Le commissariat central de police, un des plus vieux bâtiments publics de la capitale est aussi dans la même lignée. En attendant les nouveaux locaux à N’djari dont l’inauguration est renvoyée aux calendes grecques, l’actuel commissariat ne fait la fierté de personne et nécessite de gros travaux de réhabilitation et rénovation.

Les exemples ne manquent pas pour élucider l’état pitoyable du parc immobilier étatique laissé à l’abandon par des responsables techniques qui ne cessent de prévariquer malgré les frais alloués chaque année dans le budget de l’état pour les travaux de rénovation et réfection.

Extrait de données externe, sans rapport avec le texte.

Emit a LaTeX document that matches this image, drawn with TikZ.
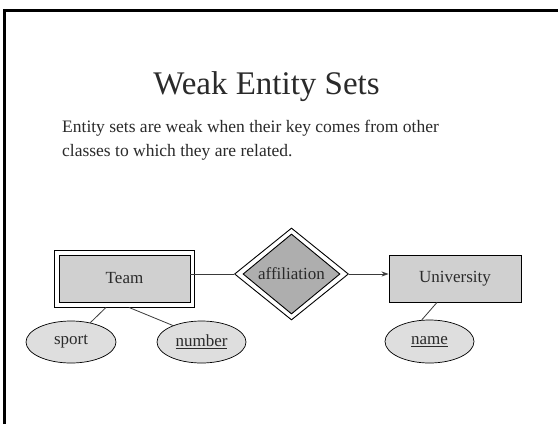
\documentclass[tikz,border=0pt]{standalone}
\usepackage{fontspec}
\setmainfont{Liberation Serif}
\usetikzlibrary{shapes.geometric,arrows.meta,calc}
\definecolor{txt}{HTML}{2A2A2A}
\definecolor{edge}{HTML}{3A3A3A}
\definecolor{entfill}{HTML}{D0D0D0}
\definecolor{relfill}{HTML}{AEAEAE}
\definecolor{attfill}{HTML}{DEDEDE}
\tikzset{
  lbl/.style={font=\fontsize{17}{20}\selectfont, text=txt},
  entbox/.style={draw=black, line width=0.9pt, fill=entfill, inner sep=0pt, lbl},
  outerbox/.style={draw=black, line width=0.9pt, fill=white, inner sep=0pt},
  relshape/.style={diamond, draw=black, line width=0.9pt, fill=relfill, inner sep=0pt, lbl},
  outerrel/.style={diamond, draw=black, line width=0.9pt, fill=white, inner sep=0pt},
  attr/.style={ellipse, draw=black, line width=0.7pt, fill=attfill, inner sep=0pt, lbl},
  conn/.style={draw=edge, line width=0.8pt},
  frameline/.style={draw=black, line width=2.5pt}
}
\begin{document}
\begin{tikzpicture}[x=1pt,y=-1pt]
\useasboundingbox (0,0) rectangle (558,424);
\fill[white] (0,0) rectangle (558,424);
% frame
\coordinate (fb) at (4.7,424);
\coordinate (fc) at (4.7,10.5);
\coordinate (fr) at (558,10.5);
\draw[frameline] (fb) -- (fc) -- (fr);
% title and text
\node[font=\fontsize{33}{36}\selectfont, text=txt, inner sep=0pt, anchor=base] (title) at (266.5,94) {Weak Entity Sets};
\node[font=\fontsize{17.5}{24}\selectfont, text=txt, inner sep=0pt, anchor=north west, align=left] (body) at (62,120)
  {Entity sets are weak when their key comes from other\\classes to which they are related.};
% entities
\node[outerbox, minimum width=140pt, minimum height=57pt] (teamO) at (124,278.5) {};
\node[entbox, minimum width=131pt, minimum height=47pt] (team) at (124.5,278.5) {Team};
\node[entbox, minimum width=132pt, minimum height=47pt] (uni) at (455,278.5) {University};
% relationship
\node[outerrel, minimum width=114pt, minimum height=92pt] (affO) at (291.5,274) {};
\node[relshape, minimum width=97pt, minimum height=80pt] (aff) at (291.5,274) {affiliation};
% attributes
\node[attr, minimum width=90pt, minimum height=42pt] (sport) at (71,342) {sport};
\node[attr, minimum width=89pt, minimum height=42pt] (number) at (201.5,342) {\underline{number}};
\node[attr, minimum width=89pt, minimum height=43pt] (name) at (429.5,341.5) {\underline{name}};
% connectors
\draw[conn] (team.east |- affO.west) -- (affO.west);
\draw[conn, -{Stealth[length=7pt,width=5pt]}] (affO.east) -- (uni.west |- affO.east);
\draw[conn] ($(teamO.south)+(-18,0)$) -- (sport.45);
\draw[conn] ($(teamO.south)+(5,0)$) -- (number.150);
\draw[conn] ($(uni.south)+(-18,0)$) -- (name.110);
\end{tikzpicture}
\end{document}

Plusieurs solutions sont envisageables pour améliorer l’image de nos bâtiments publiques. Il faut déjà placer la barre trop haut en termes d’exigence sur l’état de bâtiments : s’inspirer des représentations étrangères au Tchad, dont leurs immeubles sont très bien entretenus tout au long de son exploitation avec des interventions de maintenance correctives et préventives, ou s’inspirer de la présidence de la République qui est en parfait état malgré son exploitation depuis une trentaine d’années, avec des travaux de rénovation continus.

Le siège du ministère en charge de l’Administration

Il faut aussi être exigeants sur les garanties après réception des bâtiments comme préconisait le code des marchés publiques en imputant à l’entrepreneur des retenues garanties pour le parfait achèvement et le bon fonctionnement d’un immeuble allant d’une année à dix ans. Cette close de garantie forcera les entreprises à bien veiller à la bonne exécution des ouvrages et les engageraient d’intervenir pour réparer toute anomalie pendant des années, à défaut, une entreprise tierce interviendra pour réparation à leur frais. 

En fin, il fait contractualiser avec des entreprises compétentes pour l’entretien et la maintenance avec une permanence des techniciens pendant la journée et des astreintes afin de d’intervenir et réparer tout dysfonctionnement technique, ou dégradation esthétique. Réparer le moindre default, rend à l’immeuble son aspect le plus beau, laisser un default, régresse l’immeuble et le rend moins beau.

Ahmat Adam

Ahmat Adam est un jeune ingénieur tchadien. fort de plusieurs années d’expériences dans la construction et montage des projets. Il a effectué son cursus universitaire entre la France et la Chine. Diplômé d’un Bachelor en Génie Civil en République populaire de Chine et d’un Master à l’école d’ingénieur polytech de Lille en France, il fait carrière chez le géant mondial du BTP Bouygues construction en tant qu’ingénieur Principal. Depuis quelques années il intervient régulièrement sur les thématiques liées aux infrastructures des pays en développement, et le Tchad en particulier avec des approches nouvelles. Il livre ses analyses et solutions sur les entraves qui minent le développement de ce secteur au Tchad.